### DO THIS
Retype word for word the first line of the listing and each line after it up to the line with "import * as echarts from 'echarts';", with the pictures taken out.

### DATA BLOCK
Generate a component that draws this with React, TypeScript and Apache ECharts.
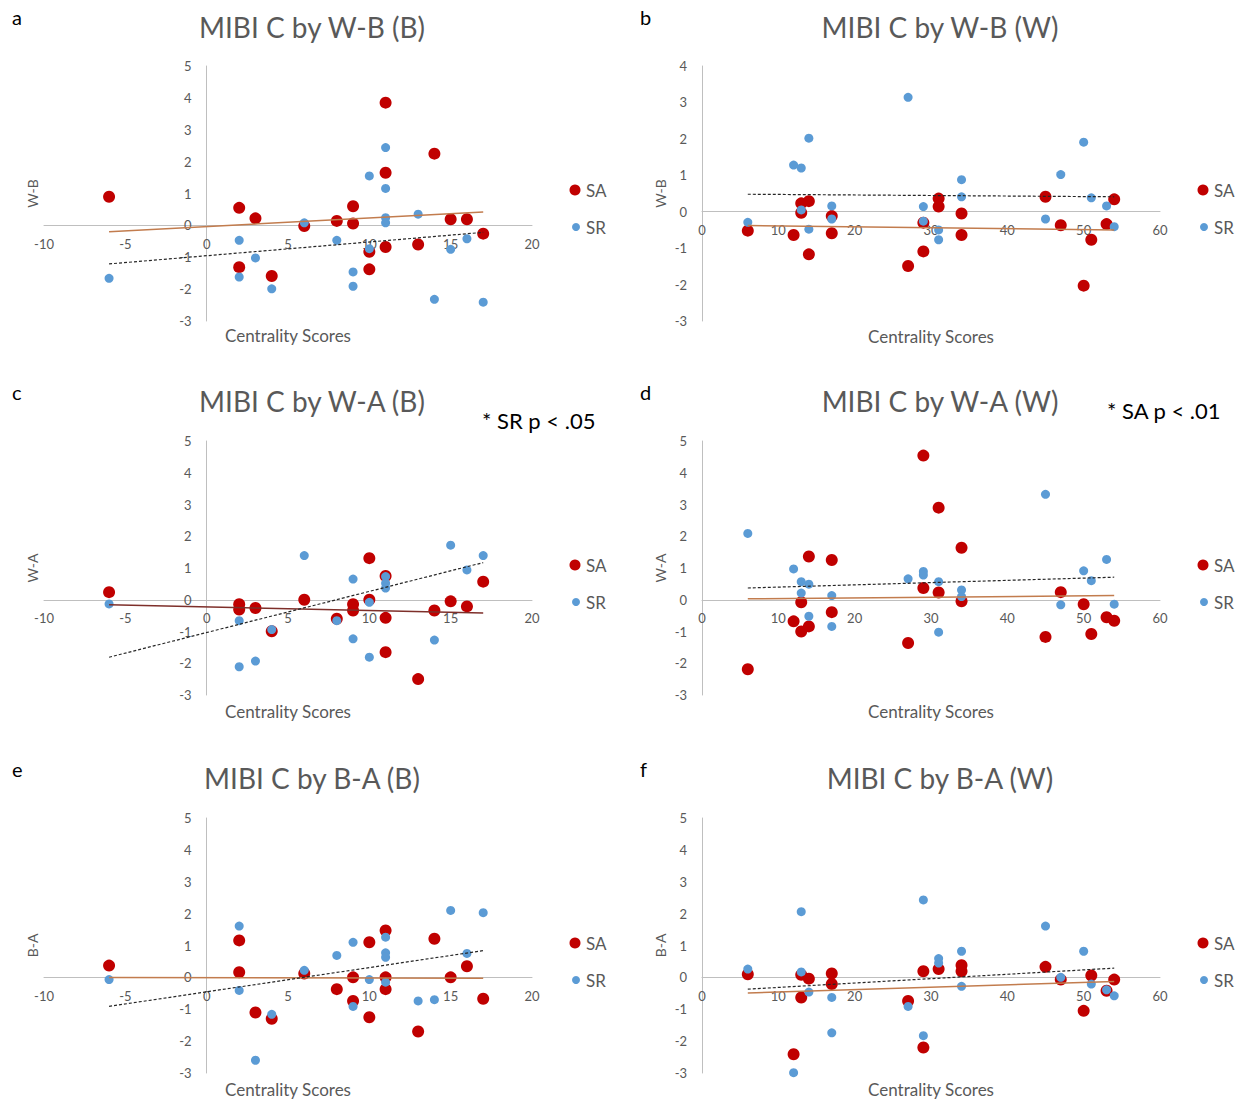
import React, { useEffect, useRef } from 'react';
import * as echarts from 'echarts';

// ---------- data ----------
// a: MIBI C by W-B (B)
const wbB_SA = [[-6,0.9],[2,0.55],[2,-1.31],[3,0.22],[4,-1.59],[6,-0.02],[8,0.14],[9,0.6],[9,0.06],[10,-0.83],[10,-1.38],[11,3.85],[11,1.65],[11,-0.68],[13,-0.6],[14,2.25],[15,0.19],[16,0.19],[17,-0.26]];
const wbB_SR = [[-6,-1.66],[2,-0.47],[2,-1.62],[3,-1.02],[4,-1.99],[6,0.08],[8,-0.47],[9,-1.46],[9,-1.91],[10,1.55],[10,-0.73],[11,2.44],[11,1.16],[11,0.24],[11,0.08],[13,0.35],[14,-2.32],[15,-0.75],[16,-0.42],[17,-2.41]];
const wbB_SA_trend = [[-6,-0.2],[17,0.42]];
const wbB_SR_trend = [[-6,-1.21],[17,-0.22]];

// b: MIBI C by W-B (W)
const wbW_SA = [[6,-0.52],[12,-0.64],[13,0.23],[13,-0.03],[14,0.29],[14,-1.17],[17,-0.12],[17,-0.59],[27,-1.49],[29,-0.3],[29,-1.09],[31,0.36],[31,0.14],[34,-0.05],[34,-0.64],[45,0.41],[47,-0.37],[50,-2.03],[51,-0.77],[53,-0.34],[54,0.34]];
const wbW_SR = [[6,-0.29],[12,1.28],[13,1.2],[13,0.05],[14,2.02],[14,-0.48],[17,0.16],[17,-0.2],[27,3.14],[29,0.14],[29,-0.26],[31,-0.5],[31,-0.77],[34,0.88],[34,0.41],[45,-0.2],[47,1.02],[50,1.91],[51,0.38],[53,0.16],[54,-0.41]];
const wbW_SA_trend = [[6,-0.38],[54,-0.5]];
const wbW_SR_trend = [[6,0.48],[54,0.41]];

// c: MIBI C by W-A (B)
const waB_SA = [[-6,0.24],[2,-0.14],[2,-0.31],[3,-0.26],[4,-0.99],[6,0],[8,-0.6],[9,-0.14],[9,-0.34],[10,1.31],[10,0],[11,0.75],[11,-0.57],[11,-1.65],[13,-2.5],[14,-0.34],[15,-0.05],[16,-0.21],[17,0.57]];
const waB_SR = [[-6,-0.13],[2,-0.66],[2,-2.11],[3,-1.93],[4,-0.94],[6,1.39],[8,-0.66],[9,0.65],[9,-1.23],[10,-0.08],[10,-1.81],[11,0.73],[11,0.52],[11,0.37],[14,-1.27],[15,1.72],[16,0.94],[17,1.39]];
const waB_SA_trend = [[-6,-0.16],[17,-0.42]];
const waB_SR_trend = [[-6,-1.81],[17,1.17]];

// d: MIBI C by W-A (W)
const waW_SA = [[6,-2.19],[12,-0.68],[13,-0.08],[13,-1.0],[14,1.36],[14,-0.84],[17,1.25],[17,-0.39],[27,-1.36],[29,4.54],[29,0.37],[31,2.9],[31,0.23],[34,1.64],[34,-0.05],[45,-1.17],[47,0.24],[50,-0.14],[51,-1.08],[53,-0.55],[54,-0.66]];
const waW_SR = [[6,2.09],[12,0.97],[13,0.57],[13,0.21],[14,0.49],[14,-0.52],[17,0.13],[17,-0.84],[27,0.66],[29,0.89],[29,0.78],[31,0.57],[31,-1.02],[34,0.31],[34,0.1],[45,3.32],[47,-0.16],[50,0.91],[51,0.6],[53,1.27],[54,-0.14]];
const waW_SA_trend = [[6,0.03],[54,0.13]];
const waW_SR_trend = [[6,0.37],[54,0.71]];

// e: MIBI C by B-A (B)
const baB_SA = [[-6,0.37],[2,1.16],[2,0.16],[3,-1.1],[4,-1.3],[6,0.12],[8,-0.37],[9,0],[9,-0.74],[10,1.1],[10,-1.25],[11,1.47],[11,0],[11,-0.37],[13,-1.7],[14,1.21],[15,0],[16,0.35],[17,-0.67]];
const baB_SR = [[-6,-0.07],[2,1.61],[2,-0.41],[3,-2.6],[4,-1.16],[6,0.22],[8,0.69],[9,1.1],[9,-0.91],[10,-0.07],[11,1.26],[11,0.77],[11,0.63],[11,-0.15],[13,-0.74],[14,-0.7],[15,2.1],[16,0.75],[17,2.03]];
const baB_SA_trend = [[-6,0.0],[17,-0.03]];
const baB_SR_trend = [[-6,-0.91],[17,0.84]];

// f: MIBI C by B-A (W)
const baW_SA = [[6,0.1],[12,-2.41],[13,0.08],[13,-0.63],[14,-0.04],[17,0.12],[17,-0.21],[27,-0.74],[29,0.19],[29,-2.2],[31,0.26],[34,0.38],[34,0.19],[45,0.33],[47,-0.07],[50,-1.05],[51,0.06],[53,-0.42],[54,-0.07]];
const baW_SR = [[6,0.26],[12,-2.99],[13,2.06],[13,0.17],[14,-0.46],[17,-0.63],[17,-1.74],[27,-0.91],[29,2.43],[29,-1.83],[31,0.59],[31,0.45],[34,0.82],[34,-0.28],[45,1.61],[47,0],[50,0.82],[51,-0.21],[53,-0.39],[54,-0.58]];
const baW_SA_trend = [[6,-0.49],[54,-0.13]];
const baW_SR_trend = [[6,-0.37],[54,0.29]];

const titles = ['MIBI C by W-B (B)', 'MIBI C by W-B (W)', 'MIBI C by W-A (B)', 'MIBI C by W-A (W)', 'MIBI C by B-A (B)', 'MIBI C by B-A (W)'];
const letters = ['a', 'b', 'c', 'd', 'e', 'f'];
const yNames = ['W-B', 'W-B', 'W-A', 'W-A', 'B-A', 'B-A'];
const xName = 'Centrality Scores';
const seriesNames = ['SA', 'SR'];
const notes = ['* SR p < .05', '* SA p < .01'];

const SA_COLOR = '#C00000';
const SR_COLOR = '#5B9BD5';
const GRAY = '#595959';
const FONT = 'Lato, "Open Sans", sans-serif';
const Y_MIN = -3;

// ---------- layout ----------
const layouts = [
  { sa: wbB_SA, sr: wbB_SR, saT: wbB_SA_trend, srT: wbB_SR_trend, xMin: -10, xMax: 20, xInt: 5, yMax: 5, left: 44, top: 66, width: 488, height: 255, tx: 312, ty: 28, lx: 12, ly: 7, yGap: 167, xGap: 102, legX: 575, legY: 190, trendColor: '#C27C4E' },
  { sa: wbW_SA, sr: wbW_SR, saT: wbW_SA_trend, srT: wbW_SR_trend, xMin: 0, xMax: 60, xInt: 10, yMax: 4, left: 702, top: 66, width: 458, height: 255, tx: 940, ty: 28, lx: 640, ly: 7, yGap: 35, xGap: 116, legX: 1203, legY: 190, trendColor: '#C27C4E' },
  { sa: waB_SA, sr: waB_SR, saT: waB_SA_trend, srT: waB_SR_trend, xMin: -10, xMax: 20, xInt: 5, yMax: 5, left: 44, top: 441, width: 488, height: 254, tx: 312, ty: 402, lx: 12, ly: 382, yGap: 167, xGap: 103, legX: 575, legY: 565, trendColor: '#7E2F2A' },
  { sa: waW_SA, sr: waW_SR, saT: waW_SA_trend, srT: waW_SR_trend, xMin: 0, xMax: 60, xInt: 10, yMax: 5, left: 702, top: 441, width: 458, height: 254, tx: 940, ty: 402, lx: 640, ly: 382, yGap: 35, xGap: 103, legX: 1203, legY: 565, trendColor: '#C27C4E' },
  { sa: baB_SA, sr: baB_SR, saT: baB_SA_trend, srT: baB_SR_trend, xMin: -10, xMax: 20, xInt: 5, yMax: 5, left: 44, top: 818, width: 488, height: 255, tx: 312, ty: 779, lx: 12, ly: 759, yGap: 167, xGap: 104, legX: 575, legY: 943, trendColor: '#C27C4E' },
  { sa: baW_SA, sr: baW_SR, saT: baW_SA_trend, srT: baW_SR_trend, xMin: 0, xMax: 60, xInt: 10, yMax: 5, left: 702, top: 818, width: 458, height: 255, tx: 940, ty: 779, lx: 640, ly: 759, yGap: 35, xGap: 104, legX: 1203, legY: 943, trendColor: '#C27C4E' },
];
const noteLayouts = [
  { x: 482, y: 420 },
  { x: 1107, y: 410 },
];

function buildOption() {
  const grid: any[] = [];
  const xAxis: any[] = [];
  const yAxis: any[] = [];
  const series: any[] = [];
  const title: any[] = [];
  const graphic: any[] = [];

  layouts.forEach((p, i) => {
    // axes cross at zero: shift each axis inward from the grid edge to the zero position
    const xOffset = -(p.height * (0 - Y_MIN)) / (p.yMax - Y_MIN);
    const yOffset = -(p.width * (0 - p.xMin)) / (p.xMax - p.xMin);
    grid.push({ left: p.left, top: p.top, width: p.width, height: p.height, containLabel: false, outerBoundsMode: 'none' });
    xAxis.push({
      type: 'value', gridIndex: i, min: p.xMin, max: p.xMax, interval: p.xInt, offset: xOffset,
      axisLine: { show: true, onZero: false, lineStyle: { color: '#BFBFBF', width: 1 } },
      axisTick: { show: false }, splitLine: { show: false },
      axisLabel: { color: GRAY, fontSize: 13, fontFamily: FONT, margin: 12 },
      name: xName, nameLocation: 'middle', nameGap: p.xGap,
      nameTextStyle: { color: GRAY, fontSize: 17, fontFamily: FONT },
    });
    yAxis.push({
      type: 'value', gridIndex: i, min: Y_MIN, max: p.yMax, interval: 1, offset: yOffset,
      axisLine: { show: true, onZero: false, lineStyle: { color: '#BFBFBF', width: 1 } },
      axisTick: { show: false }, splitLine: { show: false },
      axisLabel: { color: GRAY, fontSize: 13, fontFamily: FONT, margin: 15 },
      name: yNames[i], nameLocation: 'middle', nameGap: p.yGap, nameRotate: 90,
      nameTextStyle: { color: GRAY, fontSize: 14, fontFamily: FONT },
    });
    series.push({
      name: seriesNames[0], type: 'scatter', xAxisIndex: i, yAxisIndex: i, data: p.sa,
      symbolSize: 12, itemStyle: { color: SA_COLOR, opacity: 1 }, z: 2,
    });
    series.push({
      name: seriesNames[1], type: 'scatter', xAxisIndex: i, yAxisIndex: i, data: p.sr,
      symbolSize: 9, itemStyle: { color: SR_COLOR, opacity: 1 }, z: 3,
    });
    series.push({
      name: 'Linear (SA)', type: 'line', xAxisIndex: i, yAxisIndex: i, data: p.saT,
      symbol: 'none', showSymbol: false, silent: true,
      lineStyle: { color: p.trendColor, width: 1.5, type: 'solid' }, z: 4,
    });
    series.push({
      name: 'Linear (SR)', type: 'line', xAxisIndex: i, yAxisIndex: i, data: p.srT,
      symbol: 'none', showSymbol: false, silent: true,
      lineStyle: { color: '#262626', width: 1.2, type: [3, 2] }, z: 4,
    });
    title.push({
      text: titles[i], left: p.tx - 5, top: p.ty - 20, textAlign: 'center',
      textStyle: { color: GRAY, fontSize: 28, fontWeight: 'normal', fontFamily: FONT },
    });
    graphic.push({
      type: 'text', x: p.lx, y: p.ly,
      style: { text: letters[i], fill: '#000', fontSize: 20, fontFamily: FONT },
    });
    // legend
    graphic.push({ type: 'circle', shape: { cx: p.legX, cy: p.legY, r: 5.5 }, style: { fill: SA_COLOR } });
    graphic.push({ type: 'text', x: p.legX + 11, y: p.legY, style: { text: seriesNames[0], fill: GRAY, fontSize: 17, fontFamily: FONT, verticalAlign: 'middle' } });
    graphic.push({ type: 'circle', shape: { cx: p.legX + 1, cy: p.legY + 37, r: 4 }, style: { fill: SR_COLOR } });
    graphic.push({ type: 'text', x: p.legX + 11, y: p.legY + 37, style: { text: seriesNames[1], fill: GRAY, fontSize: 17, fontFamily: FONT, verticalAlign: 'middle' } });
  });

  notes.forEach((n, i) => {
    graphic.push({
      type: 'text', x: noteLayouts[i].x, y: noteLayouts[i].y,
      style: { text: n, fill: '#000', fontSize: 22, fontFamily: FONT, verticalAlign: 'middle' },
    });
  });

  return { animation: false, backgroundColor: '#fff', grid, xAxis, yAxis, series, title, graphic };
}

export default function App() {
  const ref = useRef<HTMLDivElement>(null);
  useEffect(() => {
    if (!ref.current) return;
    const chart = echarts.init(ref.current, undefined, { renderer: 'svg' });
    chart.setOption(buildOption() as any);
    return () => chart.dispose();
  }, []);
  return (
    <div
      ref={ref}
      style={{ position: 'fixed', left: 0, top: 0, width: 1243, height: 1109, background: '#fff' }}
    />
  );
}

### FINISHED EXERCISE
Generate a component that draws this with React, TypeScript and Apache ECharts.
import React, { useEffect, useRef } from 'react';
import * as echarts from 'echarts';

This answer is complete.